The majority of Americans — according to public opinion polls taken since the 2004 elections — would disagree with him on this point, but no matter, if the Post considers him a serious thinker, then we’ll go along for the ride.

Next up is Frank J. Gaffney Jr., a former Reagan administration figure who heads the Center for Security Policy, and who’s definitely no fan of Jim Baker. Gaffney told the Post that “It seems so transparently in keeping with [Baker’s] modus operandi: the quest for the deal without regard for the content or the repercussions.”

What was that about “repercussions,” Mr. Gaffney? From February 2003, looking ahead to the looming invasion:

… you’ll see I think an outpouring of appreciation for their liberation that will make what we saw in Afghanistan recently pale by comparison. You’ll see, moreover, evidence in the files and the bunkers that become available to our military, evidence not only of Saddam’s weapons of mass destruction programs and his future ambitions for their use perhaps and for aggression against his neighbors, but also, I would be willing to bet, evidence of his past complicity with acts of terror against the West, perhaps more generally but certainly against the United States which in turn I think will further vindicate the course of action that this president is courageously embarked upon.

Flush with victory after the fall of Saddam’s regime, Gaffney took to the pages of the Washington Times on April 15, 2003 to rattle his saber, asking “Who’s Next in Line?” “The United States and a coalition of the willing should bring to bear whatever techniques are necessary — including military force — to effect behavior modification and/or regime change in Damascus, as well. By so doing, freedom stands to get a two-fer: liberating both Syria and Lebanon.”

But he wasn’t done. On May 28, 2004 he wrote in the National Review that in Iraq, “the Coalition’s resources have proven ample to establish and maintain security in nearly all of the country.” Baghdad and the entire al-Anbar province notwithstanding.

Moving on, the Post tapped Michael Rubin, a former Pentagon aide who resigned in protest from the Iraq Study Group’s expert panel, who called the group’s report a “Cliff Notes high school paper.”

Rubin was an advocate for war in 2002 and 2003, making the case for an easy victory in The New Republic in September 2002. According to him, it was going to be a piece of cake :

While newspaper leaks have featured sobering assessments of the number of U.S. troops needed for an Iraq war, such numbers can be deceiving. Combat troops typically account for less than half of any deployment; the remaining support personnel serve outside the arena of battle. And the number of U.S. troops who would actually enter Baghdad would be far less even than that…there’s good reason to believe that the risk of taking on Saddam is — thankfully — far lower than the skeptics would have us believe.

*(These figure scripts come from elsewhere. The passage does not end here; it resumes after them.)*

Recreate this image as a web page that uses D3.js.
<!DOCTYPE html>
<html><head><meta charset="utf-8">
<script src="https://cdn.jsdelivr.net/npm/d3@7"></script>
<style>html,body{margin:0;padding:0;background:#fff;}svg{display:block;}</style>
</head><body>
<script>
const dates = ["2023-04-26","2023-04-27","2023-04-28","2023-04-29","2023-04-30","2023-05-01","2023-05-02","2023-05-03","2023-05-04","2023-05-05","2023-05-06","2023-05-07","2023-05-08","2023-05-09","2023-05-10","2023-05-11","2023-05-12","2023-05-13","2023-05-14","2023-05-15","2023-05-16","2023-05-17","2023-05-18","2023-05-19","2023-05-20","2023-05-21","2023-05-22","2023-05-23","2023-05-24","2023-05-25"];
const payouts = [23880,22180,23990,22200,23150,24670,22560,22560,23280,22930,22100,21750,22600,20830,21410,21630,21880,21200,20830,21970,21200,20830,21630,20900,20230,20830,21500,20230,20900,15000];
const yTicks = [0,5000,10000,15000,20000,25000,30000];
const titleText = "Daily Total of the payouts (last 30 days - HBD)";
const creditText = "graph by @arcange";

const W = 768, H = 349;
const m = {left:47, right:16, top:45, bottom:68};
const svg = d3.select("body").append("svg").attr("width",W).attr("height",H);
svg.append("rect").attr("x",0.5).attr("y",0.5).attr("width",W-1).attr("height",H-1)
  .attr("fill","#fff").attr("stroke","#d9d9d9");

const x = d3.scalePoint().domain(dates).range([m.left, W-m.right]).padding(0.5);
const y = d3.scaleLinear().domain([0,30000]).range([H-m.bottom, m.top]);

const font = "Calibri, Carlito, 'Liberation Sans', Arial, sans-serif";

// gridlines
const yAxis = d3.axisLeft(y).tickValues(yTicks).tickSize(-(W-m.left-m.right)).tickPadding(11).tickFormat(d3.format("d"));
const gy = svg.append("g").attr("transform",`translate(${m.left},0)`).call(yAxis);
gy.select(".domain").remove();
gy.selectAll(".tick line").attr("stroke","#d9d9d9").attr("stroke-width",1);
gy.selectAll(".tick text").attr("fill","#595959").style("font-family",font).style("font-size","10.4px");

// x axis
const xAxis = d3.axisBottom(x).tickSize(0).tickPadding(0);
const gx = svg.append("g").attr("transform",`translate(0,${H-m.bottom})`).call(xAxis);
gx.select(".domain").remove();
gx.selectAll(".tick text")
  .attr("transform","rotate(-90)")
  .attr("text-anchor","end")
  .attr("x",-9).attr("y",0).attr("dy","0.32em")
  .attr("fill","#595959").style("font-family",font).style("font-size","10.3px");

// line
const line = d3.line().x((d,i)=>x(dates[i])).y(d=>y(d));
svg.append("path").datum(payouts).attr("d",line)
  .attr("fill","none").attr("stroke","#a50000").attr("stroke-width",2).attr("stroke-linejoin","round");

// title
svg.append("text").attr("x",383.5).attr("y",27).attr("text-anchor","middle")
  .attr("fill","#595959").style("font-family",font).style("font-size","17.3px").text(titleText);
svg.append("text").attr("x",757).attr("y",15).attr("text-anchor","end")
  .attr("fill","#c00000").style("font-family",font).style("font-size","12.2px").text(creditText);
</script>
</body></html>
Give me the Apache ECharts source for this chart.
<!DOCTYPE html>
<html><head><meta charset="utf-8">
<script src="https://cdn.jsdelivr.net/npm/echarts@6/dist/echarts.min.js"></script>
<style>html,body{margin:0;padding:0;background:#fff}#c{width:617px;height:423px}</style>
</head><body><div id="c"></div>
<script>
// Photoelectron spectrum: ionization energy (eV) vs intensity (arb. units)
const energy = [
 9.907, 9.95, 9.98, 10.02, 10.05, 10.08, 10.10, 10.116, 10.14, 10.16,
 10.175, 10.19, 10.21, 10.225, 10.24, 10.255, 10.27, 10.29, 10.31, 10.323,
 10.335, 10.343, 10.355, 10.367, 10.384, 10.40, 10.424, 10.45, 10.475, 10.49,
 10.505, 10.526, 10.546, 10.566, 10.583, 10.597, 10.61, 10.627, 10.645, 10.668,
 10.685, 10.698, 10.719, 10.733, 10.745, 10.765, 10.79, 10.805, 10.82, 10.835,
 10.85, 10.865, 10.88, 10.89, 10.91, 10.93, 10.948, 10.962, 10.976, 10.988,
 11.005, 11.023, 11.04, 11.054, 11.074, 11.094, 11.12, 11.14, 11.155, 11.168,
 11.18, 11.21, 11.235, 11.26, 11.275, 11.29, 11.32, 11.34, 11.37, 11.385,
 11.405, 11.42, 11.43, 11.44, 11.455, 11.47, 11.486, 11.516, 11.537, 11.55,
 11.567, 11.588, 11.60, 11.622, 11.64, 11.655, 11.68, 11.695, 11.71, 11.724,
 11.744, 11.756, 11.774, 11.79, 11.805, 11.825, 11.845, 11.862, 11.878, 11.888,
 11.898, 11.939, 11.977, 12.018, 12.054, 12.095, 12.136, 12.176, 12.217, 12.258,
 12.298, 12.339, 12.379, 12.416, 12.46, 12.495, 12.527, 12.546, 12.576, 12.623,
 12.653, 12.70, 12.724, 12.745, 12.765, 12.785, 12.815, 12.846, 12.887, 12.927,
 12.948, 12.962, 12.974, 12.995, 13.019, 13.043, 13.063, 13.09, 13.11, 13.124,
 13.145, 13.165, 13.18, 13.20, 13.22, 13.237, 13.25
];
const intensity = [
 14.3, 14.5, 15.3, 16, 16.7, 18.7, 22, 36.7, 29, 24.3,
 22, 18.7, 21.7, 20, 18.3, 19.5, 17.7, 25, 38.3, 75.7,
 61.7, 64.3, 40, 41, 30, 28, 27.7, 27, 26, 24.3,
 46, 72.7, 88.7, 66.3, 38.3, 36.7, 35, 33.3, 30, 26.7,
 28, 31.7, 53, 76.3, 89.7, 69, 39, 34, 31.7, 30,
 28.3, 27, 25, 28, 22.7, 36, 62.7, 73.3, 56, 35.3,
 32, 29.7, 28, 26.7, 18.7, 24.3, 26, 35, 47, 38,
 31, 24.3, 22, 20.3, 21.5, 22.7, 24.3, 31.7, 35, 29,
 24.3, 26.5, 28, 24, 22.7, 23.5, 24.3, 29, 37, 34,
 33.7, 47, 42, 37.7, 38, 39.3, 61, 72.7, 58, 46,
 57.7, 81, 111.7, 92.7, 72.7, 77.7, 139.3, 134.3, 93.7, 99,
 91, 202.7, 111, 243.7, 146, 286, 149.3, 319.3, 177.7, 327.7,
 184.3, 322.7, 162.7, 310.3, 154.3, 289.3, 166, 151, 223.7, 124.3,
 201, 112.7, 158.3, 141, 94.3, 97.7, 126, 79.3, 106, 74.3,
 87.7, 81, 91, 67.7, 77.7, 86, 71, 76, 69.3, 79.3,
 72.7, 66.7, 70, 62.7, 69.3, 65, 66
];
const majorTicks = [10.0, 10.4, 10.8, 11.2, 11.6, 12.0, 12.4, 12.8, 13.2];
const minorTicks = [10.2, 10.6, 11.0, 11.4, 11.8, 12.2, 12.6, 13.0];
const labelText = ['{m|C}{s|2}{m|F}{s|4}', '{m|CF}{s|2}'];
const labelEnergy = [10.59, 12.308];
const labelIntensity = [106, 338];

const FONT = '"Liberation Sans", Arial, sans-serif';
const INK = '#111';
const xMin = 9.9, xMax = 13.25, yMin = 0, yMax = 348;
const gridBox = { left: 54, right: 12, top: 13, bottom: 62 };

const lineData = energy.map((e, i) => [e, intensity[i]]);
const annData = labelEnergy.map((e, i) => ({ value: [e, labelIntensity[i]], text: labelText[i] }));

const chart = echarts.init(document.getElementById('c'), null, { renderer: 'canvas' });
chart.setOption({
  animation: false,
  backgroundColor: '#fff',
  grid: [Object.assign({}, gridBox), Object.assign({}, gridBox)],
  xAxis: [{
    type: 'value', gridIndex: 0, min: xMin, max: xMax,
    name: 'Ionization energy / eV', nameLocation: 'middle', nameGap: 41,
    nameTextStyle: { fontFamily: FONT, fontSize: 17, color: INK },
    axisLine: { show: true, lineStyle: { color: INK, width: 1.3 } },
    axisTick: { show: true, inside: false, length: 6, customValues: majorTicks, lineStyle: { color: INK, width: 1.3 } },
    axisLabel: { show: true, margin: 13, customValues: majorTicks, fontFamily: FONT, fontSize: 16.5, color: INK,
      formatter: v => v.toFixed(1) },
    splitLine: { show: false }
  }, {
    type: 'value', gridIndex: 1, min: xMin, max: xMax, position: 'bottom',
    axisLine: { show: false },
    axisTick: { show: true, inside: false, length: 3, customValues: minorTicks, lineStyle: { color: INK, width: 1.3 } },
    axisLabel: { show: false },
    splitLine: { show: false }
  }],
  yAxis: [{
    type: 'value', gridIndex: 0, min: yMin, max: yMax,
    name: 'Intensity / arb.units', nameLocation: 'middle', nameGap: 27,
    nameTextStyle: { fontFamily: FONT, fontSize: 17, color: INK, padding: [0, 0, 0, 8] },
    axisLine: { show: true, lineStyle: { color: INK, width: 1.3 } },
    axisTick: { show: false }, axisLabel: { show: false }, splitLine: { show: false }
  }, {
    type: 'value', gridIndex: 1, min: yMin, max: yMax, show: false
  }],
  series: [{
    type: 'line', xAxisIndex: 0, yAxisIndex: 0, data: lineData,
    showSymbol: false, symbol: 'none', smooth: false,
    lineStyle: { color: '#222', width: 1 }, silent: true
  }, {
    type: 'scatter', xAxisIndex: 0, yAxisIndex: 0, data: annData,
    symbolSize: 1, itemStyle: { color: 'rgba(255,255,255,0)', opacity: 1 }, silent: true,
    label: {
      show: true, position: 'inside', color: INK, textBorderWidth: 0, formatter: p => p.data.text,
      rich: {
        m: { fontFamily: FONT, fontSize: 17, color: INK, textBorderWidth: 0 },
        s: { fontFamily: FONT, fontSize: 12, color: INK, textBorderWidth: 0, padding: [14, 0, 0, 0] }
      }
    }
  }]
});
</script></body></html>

William Kristol, editor of the Weekly Standard, has also publicly slammed the report, and he shows up in the Post piece, too. But let’s not forget some of Bill’s greatest hits (he has been proven wrong on just about every count concerning the war), like this chest-thumping entry just days before the invasion of Iraq in March 2003, in which he boldly declared that “the war itself will clarify who was right and who was wrong about weapons of mass destruction.” Damn right.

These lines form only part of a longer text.